Just a short drive from Mejico, the chimneys of the Sergio Gonzalez mill are still cold some 15 years after the last sugar rolled off the conveyer belts. Weeds poke out of holes in the concrete. The old sheds have been partially dismantled and are rusting.A sorry-looking stage has a faded pro-revolution slogan painted across it: “Revolucion, Si!”
“All the families here lived off the mill, and life was much easier,” recalls Argelio Espinosa, a mill mechanic for many years. He now sells slush-ice drinks from a street cart, one of the small, private businesses that communist Cuba now allows. But sales in such a poor town are slow and Mr Espinosa echoes many who say the mill closure brought other difficulties.
“When the mill was open there was always transport for the workers and everyone used it. Now there’s just two buses a day,” he points out. “It’s the same with the water. When the mill was grinding, it needed water and we were never short. Now we have problems,” he adds.
The locals talk of how new businesses, like a spaghetti factory, were brought to other former sugar towns. In Sergio Gonzalez, the luckiest now hitch a ride 80km north for jobs in the tourist resort of Varadero.
Challenges ahead
By contrast, there is a fresh buzz of activity in Mejico. In the nearby fields, workers have been rushing to cut the cane before the weather turns. A shiny new Brazilian harvester charges forward, swallowing up the cane as it goes. Cuba has invested in some new equipment to kick-start its revamped sugar business. It is one of four machines Cuba invested in for the mill re-opening, far more efficient than the aging, Soviet alternative.

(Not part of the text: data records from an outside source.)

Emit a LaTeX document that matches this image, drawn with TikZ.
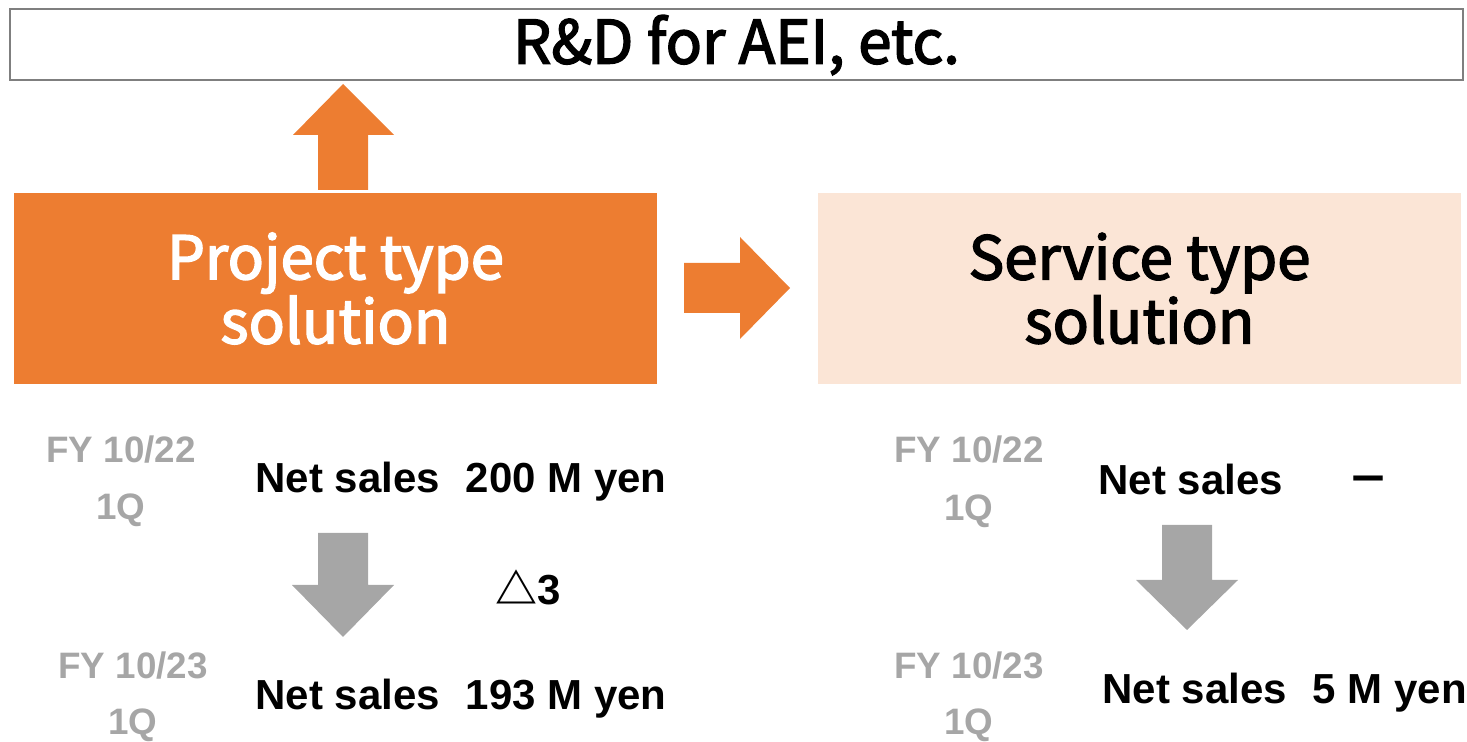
\documentclass[tikz,border=0pt]{standalone}
\usepackage{fontspec}
\setmainfont{Liberation Sans}
\newfontfamily\gothic[FakeBold=2.5]{Noto Sans CJK JP}
\newfontfamily\gothicthin{Noto Sans CJK JP}
\usetikzlibrary{positioning}
\definecolor{orng}{HTML}{ED7D31}
\definecolor{peach}{HTML}{FBE5D6}
\definecolor{arrgray}{HTML}{A6A6A6}
\definecolor{framegray}{HTML}{7F7F7F}
\newcommand\gap{\hspace{13pt}}
\begin{document}
\begin{tikzpicture}[x=0.5pt,y=-0.5pt,
  bigbox/.style={minimum width=321.5pt,minimum height=95.5pt,inner sep=0pt,align=center,
    font=\gothic\fontsize{30}{29.5}\selectfont},
  fylabel/.style={text=arrgray,font=\bfseries\fontsize{18.4}{20}\selectfont},
  sales/.style={anchor=base west,inner sep=0pt,font=\bfseries\fontsize{21}{24}\selectfont}]
\useasboundingbox (0,0) rectangle (1467,742);
% top frame
\node[draw=framegray,line width=1pt,minimum width=726.5pt,minimum height=35.5pt,inner sep=0pt,
  font=\gothic\fontsize{30}{30}\selectfont] (rd) at (736.5,45) {R\&D for AEI, etc.};
% the two solution boxes
\node[bigbox,fill=orng,text=white] (proj) at (335.5,288.5) {Project type\\solution};
\node[bigbox,fill=peach] (serv) at (1139.5,288.5) {Service type\\solution};
% block arrows
\fill[orng] (318,190) -- (318,135) -- (293,135) -- (343,84) -- (394,135) -- (368,135) -- (368,190) -- cycle;
\fill[orng] (684,263) -- (740,263) -- (740,237) -- (790,288) -- (740,339) -- (740,313) -- (684,313) -- cycle;
\foreach \x/\t/\h/\b in {343/533/585/637, 1187/525/580/630}
  \fill[arrgray] (\x-25,\t) -- (\x+25,\t) -- (\x+25,\h) -- (\x+51,\h) -- (\x,\b) -- (\x-51,\h) -- (\x-25,\h) -- cycle;
% periods
\node[fylabel] (fyA) at (121,450) {FY 10/22};
\node[fylabel] (qA) at (121,510) {1Q};
\node[fylabel] (fyB) at (133,666) {FY 10/23};
\node[fylabel] (qB) at (133,725) {1Q};
\node[fylabel] (fyC) at (969,450) {FY 10/22};
\node[fylabel] (qC) at (969,511) {1Q};
\node[fylabel] (fyD) at (969,666) {FY 10/23};
\node[fylabel] (qD) at (969,725) {1Q};
% net sales
\node[sales] (salesA) at (255,493) {Net sales\gap 200 M yen};
\node[sales] (salesB) at (255,709) {Net sales\gap 193 M yen};
\node[sales] (diffA) at (495,604) {{\gothicthin △}3};
\node[sales] (salesC) at (1098,495) {Net sales};
\node[sales] (dashC) at (1347,495) {\gothicthin －};
\node[sales] (salesD) at (1102,704) {Net sales\gap 5 M yen};
\end{tikzpicture}
\end{document}
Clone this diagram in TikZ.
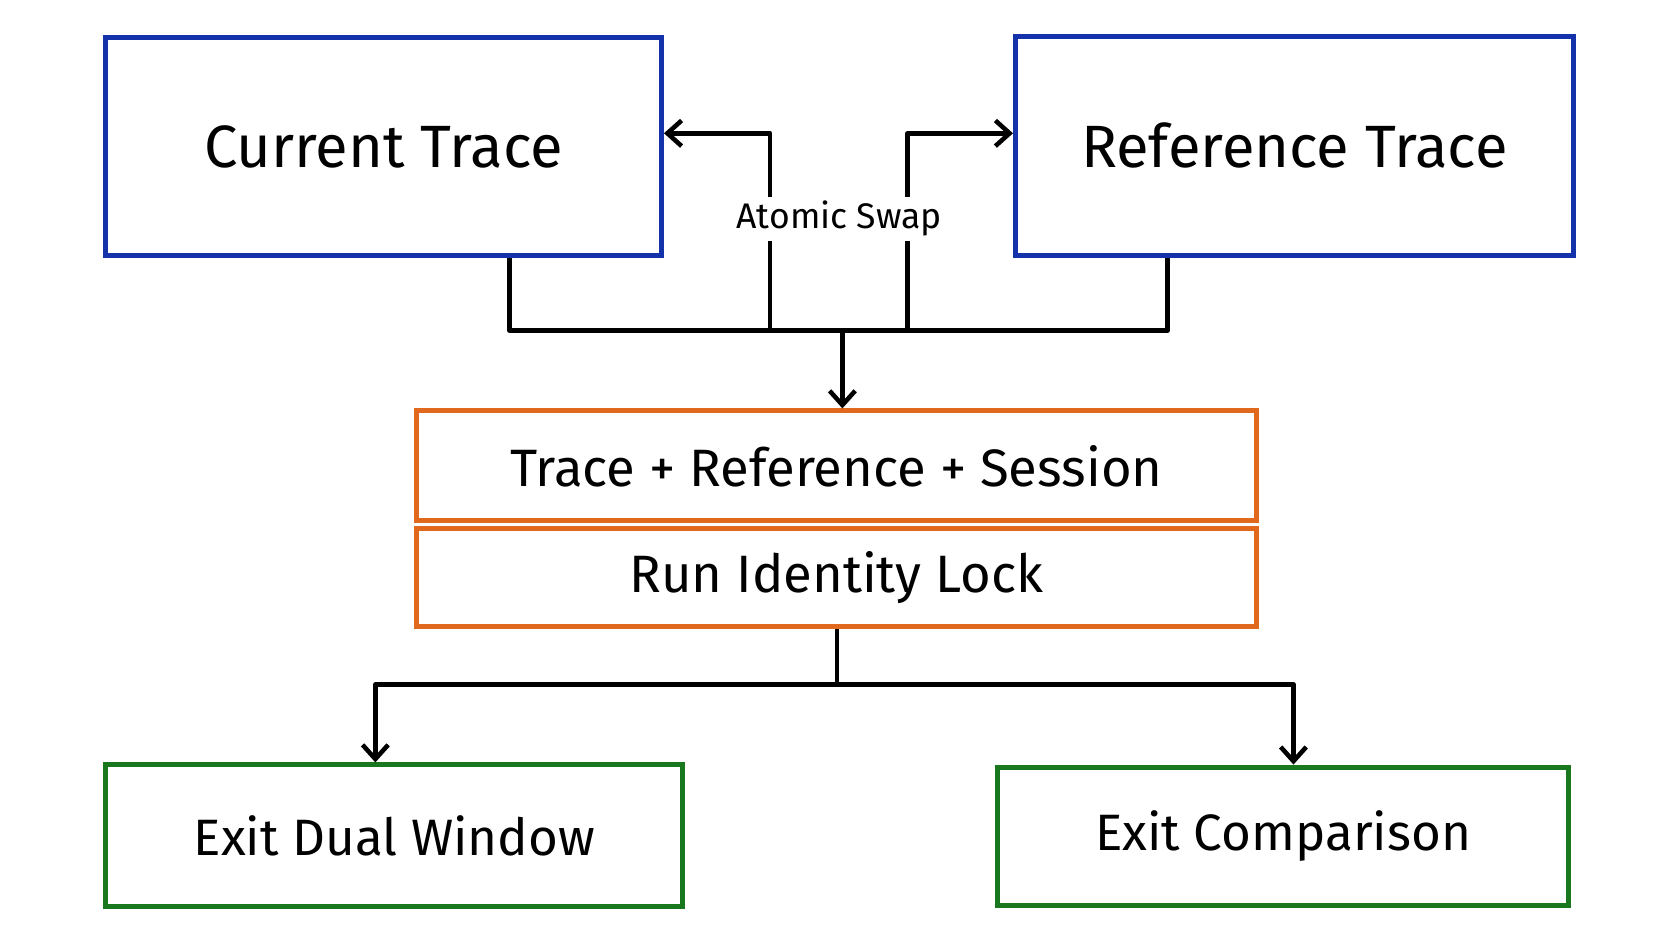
\documentclass[tikz,border=0pt]{standalone}
\usepackage{fontspec}
\setmainfont{Fira Sans}
\usetikzlibrary{arrows.meta}
\definecolor{boxblue}{RGB}{20,50,170}
\definecolor{boxorange}{RGB}{225,105,30}
\definecolor{boxgreen}{RGB}{25,120,30}
\tikzset{
  tracebox/.style={draw=boxblue, line width=3.5pt, anchor=north west, inner sep=0pt},
  lockbox/.style={draw=boxorange, line width=3.5pt, anchor=north west, inner sep=0pt},
  exitbox/.style={draw=boxgreen, line width=3.5pt, anchor=north west, inner sep=0pt},
  wire/.style={line width=3.2pt, line join=round},
  arr/.style={wire, -{Straight Barb[length=10pt,width=18pt,line width=3.2pt]}}
}
\begin{document}
\begin{tikzpicture}[x=0.75pt,y=0.75pt,yscale=-1,xscale=1]
    \useasboundingbox (0,0) rectangle (1568,882);
    
    % Boxes
    \node (cur) [tracebox, minimum width=521*0.75pt, minimum height=204*0.75pt] at (97,33) {\fontsize{42}{50}\selectfont Current Trace};
    \node (ref) [tracebox, minimum width=523*0.75pt, minimum height=205*0.75pt] at (950,32) {\fontsize{42}{50}\selectfont Reference Trace};
    \node (trs) [lockbox, minimum width=788*0.75pt, minimum height=103*0.75pt] at (388,383) {\fontsize{37}{44}\selectfont Trace + Reference + Session};
    \node (lock) [lockbox, minimum width=788*0.75pt, minimum height=92*0.75pt] at (388,493) {\fontsize{37}{44}\selectfont Run Identity Lock};
    \node (dual) [exitbox, minimum width=541*0.75pt, minimum height=133*0.75pt] at (97,715) {\fontsize{36}{43}\selectfont Exit Dual Window};
    \node (cmp) [exitbox, minimum width=536*0.75pt, minimum height=130*0.75pt] at (933,717) {\fontsize{36}{43}\selectfont Exit Comparison};
    
    % Junctions
    \coordinate (jtop) at (790,310);
    \coordinate (jbot) at (785,642);
    
    % Merge into lock
    \draw [wire] (cur.south -| 478,0) |- (jtop) -| (ref.south -| 1095,0);
    \draw [arr] (jtop) -- (trs.north -| jtop);
    
    % Atomic swap
    \draw [arr] (722,310) |- (cur.east |- 0,125);
    \draw [arr] (851,310) |- (ref.west |- 0,125);
    \node (swap) [fill=white, inner sep=3pt] at (787,205) {\fontsize{25}{30}\selectfont Atomic Swap};
    
    % Exits
    \draw [wire] (lock.south -| jbot) -- (jbot);
    \draw [arr] (jbot) -| (dual.north -| 352,0);
    \draw [arr] (jbot) -| (cmp.north -| 1213,0);
\end{tikzpicture}
\end{document}
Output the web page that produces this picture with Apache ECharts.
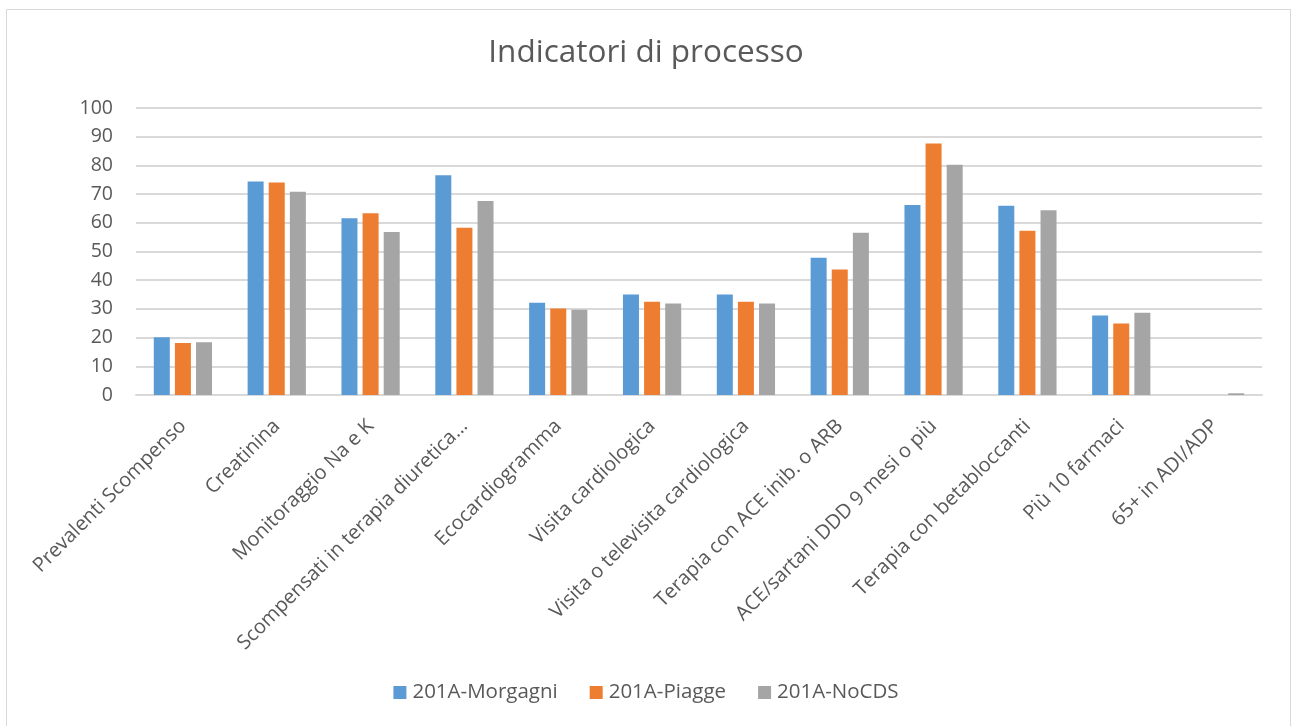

There have been teething troubles with the re-opening. New machine parts arrived late, the workforce is young and inexperienced, and production is below target. Senior staff have slept little, under pressure to perform.
But the whole community is willing this to succeed. Some pensioners are helping out at the mill for free, passing their expertise to a new, young generation. And many sugar workers who took up farming when the mill closed have hung up their spades and returned.
“They like the mill. It’s a tradition here, more than anything. And it’s more secure work, right next to their homes,” explains mill director Jesus Perez Collazo. “There are a lot of challenges. The harvest is not as good as we wanted but the country needs to produce sugar, and we can help,” he says.
China buys 400,000 tonnes of sugar from Cuba a year; now production is increasing, Azcuba says international brokers are also knocking at the door.
New life
With the revamped mills back online, the eventual target is three million tonnes per year, though persistent inefficiencies mean this year’s harvest will fall well below that.
Some old-time sugar workers are passing on their knowledge to a new generation of workers. “Sugar is once more becoming one of our principal export goods and that will be reinforced in the years to come,” argues spokesman Liobel Perez.. Despite the difficulties, those are welcome words in Mejico.
As the day cools, men gather in the main square watching the mill smoke rise and discussing the harvest. For some, like 68-year old Joel, the re-opening has meant coming out of retirement. “I need the money,” he says bluntly. At $35 a month, his mill salary is more than three times his pension. Others take a broader view. “There was no life, no movement here without the mill,” one man comments. “This place was like a cemetery.”
Now Mejico is shuddering back to life.